─── GIVEN MATERIAL ───

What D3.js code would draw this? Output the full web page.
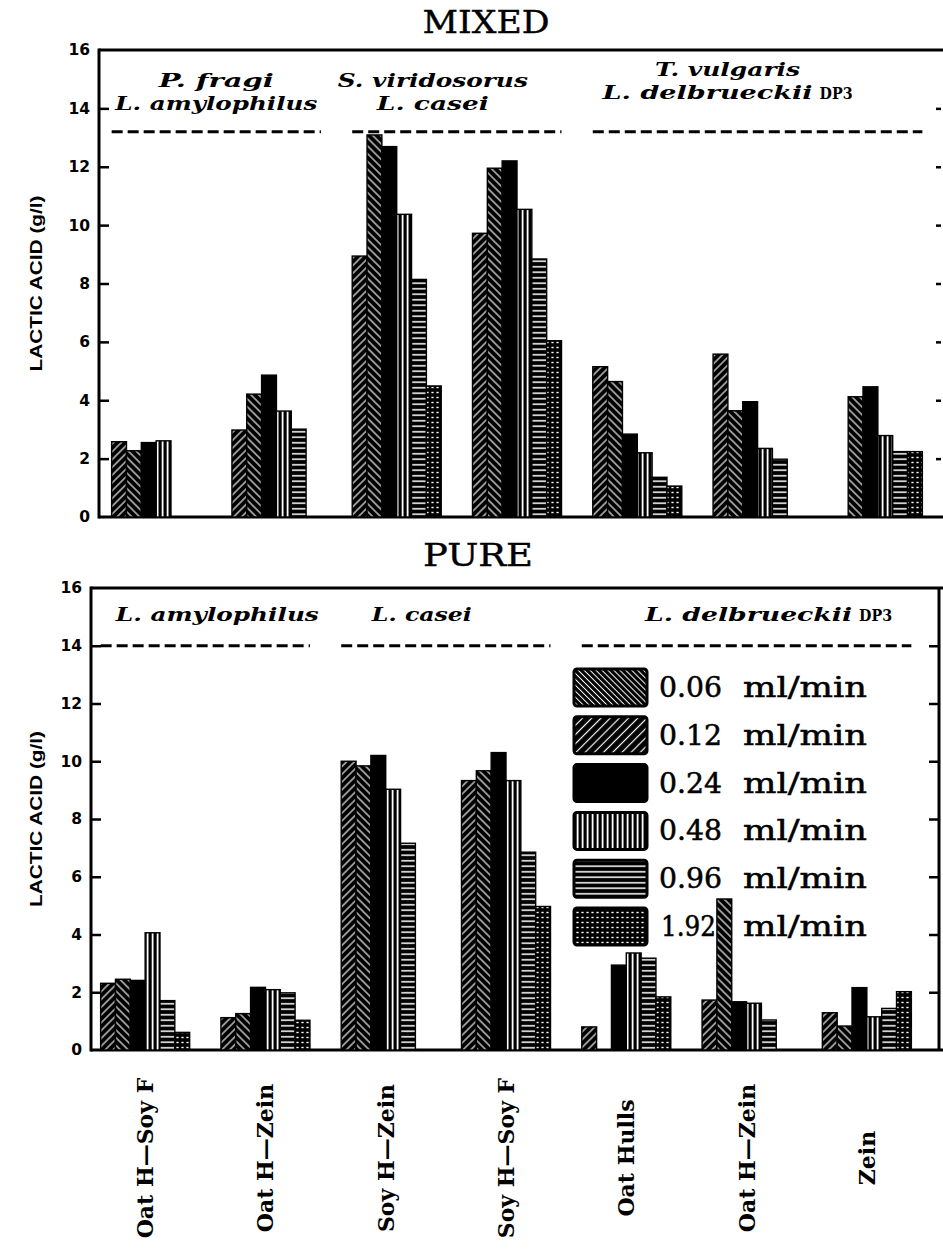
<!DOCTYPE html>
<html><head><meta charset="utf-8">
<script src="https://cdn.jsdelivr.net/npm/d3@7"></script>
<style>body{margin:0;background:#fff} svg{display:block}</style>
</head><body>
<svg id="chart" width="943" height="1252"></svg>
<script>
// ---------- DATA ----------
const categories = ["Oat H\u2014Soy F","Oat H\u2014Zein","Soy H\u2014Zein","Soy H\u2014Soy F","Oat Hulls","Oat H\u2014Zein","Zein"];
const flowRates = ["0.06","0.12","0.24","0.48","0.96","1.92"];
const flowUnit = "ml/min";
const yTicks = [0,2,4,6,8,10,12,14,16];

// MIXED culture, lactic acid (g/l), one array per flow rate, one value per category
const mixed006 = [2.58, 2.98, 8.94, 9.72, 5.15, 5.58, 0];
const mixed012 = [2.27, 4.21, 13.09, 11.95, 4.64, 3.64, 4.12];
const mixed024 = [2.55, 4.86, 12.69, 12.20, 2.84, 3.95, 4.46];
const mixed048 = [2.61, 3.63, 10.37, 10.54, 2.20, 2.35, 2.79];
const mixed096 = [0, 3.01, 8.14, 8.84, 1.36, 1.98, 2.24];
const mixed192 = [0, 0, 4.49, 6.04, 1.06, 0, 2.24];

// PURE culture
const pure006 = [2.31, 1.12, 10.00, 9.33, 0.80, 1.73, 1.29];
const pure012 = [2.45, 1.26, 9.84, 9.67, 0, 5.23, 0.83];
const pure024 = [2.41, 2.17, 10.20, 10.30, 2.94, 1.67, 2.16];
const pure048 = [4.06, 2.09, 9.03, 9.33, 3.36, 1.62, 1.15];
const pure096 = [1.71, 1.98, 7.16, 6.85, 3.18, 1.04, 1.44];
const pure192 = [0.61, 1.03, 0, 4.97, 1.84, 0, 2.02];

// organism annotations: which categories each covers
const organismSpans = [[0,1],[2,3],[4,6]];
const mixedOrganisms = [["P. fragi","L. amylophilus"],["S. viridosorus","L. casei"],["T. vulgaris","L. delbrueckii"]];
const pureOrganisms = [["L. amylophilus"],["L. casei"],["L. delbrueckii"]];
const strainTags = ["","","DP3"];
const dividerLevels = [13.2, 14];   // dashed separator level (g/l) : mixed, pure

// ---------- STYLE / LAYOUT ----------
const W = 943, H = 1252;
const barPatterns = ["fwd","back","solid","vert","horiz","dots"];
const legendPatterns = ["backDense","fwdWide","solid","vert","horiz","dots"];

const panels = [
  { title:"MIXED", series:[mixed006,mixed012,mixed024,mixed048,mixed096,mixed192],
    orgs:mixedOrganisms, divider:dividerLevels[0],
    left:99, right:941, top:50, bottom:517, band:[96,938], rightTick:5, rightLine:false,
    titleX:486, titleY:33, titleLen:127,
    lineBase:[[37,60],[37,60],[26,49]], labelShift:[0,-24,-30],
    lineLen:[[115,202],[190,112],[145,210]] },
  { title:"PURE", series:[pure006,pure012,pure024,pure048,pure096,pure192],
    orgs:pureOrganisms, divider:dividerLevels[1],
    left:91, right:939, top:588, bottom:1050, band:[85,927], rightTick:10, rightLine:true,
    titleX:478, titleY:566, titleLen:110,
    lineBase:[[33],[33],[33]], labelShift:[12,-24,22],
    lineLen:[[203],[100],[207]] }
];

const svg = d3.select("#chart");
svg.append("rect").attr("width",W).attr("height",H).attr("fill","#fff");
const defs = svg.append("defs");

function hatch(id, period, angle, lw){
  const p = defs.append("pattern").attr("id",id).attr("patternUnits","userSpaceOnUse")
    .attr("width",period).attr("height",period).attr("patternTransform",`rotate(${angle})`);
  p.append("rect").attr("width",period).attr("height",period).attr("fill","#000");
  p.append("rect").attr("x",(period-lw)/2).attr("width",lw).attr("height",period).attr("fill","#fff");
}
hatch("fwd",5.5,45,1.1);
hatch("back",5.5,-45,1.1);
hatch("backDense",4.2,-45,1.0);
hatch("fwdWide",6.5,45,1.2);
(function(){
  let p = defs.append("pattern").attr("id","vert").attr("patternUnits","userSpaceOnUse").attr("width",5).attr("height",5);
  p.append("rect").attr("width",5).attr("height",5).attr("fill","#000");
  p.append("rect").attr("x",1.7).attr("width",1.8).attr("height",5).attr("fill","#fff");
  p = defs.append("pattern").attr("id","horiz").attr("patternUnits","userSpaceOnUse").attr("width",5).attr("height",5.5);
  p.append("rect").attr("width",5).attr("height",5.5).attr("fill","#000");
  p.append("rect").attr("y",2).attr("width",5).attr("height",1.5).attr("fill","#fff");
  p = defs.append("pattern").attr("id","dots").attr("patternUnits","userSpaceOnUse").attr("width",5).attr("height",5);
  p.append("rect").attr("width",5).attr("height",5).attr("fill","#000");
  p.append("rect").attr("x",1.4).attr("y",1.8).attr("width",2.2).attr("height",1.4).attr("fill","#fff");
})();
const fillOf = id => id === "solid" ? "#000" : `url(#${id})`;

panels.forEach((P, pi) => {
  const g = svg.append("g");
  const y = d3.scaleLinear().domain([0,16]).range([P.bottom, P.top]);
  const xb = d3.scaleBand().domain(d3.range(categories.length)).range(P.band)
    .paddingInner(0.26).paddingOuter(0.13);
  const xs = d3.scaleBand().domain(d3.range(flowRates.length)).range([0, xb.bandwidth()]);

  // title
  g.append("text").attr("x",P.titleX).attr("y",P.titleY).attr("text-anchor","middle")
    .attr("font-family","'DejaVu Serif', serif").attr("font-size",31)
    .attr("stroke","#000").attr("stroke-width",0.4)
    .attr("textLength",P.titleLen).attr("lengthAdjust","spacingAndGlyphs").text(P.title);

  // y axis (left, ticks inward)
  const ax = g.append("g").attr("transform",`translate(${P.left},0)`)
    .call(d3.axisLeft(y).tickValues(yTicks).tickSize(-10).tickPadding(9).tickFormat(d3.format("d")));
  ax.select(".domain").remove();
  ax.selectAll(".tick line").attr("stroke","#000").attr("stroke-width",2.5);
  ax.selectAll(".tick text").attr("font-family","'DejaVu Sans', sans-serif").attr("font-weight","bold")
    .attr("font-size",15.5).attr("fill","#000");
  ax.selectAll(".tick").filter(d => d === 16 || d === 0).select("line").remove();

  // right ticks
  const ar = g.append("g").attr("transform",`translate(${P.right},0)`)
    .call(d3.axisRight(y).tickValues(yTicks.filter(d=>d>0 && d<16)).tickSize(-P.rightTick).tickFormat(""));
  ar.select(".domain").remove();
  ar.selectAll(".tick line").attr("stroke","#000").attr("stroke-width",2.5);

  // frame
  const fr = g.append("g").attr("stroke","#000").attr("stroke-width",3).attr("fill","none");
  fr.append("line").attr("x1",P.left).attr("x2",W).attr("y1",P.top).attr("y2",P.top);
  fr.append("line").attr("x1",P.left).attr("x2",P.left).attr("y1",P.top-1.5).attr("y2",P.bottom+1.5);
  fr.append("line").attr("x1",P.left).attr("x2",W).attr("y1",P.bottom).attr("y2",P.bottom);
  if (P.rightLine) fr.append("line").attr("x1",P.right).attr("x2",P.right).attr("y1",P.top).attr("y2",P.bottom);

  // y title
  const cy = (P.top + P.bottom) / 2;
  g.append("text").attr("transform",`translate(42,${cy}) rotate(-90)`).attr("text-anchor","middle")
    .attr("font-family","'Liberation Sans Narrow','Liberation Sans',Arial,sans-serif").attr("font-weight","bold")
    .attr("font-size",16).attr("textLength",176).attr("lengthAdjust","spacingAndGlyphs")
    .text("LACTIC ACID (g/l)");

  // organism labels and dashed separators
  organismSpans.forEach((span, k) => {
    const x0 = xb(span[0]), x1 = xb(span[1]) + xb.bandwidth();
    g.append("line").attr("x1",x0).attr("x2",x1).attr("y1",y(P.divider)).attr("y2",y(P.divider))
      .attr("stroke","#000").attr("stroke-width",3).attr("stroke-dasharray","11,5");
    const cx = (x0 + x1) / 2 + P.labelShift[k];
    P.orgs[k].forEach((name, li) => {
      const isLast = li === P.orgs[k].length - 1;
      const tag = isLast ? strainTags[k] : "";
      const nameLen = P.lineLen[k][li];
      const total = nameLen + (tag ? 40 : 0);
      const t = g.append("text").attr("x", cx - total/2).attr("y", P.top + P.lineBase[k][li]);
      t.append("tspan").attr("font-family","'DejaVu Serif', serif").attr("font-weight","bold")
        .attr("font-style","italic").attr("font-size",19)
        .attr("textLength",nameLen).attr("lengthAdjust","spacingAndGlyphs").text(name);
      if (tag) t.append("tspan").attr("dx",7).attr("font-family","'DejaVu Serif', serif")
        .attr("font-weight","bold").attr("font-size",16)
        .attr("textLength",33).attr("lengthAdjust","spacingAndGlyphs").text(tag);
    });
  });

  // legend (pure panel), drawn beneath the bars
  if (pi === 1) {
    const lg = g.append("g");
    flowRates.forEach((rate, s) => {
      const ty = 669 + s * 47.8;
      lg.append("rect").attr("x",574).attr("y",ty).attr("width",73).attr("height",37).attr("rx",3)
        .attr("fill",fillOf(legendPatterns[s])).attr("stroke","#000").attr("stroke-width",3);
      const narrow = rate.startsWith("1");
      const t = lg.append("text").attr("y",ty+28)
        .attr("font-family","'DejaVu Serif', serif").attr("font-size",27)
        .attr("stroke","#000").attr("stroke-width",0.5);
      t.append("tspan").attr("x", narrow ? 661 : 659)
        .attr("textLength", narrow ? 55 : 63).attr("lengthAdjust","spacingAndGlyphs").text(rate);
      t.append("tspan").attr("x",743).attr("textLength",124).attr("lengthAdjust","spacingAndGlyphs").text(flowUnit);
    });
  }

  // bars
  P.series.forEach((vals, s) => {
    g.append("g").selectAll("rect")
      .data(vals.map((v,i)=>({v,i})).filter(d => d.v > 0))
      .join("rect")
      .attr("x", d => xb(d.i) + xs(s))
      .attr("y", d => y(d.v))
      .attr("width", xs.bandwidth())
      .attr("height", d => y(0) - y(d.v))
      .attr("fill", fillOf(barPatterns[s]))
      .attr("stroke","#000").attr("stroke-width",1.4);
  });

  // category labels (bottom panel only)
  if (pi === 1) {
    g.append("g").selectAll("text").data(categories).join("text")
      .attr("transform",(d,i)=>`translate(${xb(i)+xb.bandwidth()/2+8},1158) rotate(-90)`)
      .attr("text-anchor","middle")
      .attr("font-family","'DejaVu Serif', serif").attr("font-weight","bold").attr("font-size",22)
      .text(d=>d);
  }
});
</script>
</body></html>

───

▶ **WHAT THE TASK REQUIRES**
Repeat the listing above exactly from its first line to the line containing "const dividerLevels = [13.2, 14];", both included, and omit the pictures.

▶ **WRITTEN SOLUTION**
What D3.js code would draw this? Output the full web page.
<!DOCTYPE html>
<html><head><meta charset="utf-8">
<script src="https://cdn.jsdelivr.net/npm/d3@7"></script>
<style>body{margin:0;background:#fff} svg{display:block}</style>
</head><body>
<svg id="chart" width="943" height="1252"></svg>
<script>
// ---------- DATA ----------
const categories = ["Oat H\u2014Soy F","Oat H\u2014Zein","Soy H\u2014Zein","Soy H\u2014Soy F","Oat Hulls","Oat H\u2014Zein","Zein"];
const flowRates = ["0.06","0.12","0.24","0.48","0.96","1.92"];
const flowUnit = "ml/min";
const yTicks = [0,2,4,6,8,10,12,14,16];

// MIXED culture, lactic acid (g/l), one array per flow rate, one value per category
const mixed006 = [2.58, 2.98, 8.94, 9.72, 5.15, 5.58, 0];
const mixed012 = [2.27, 4.21, 13.09, 11.95, 4.64, 3.64, 4.12];
const mixed024 = [2.55, 4.86, 12.69, 12.20, 2.84, 3.95, 4.46];
const mixed048 = [2.61, 3.63, 10.37, 10.54, 2.20, 2.35, 2.79];
const mixed096 = [0, 3.01, 8.14, 8.84, 1.36, 1.98, 2.24];
const mixed192 = [0, 0, 4.49, 6.04, 1.06, 0, 2.24];

// PURE culture
const pure006 = [2.31, 1.12, 10.00, 9.33, 0.80, 1.73, 1.29];
const pure012 = [2.45, 1.26, 9.84, 9.67, 0, 5.23, 0.83];
const pure024 = [2.41, 2.17, 10.20, 10.30, 2.94, 1.67, 2.16];
const pure048 = [4.06, 2.09, 9.03, 9.33, 3.36, 1.62, 1.15];
const pure096 = [1.71, 1.98, 7.16, 6.85, 3.18, 1.04, 1.44];
const pure192 = [0.61, 1.03, 0, 4.97, 1.84, 0, 2.02];

// organism annotations: which categories each covers
const organismSpans = [[0,1],[2,3],[4,6]];
const mixedOrganisms = [["P. fragi","L. amylophilus"],["S. viridosorus","L. casei"],["T. vulgaris","L. delbrueckii"]];
const pureOrganisms = [["L. amylophilus"],["L. casei"],["L. delbrueckii"]];
const strainTags = ["","","DP3"];
const dividerLevels = [13.2, 14];   // dashed separator level (g/l) : mixed, pure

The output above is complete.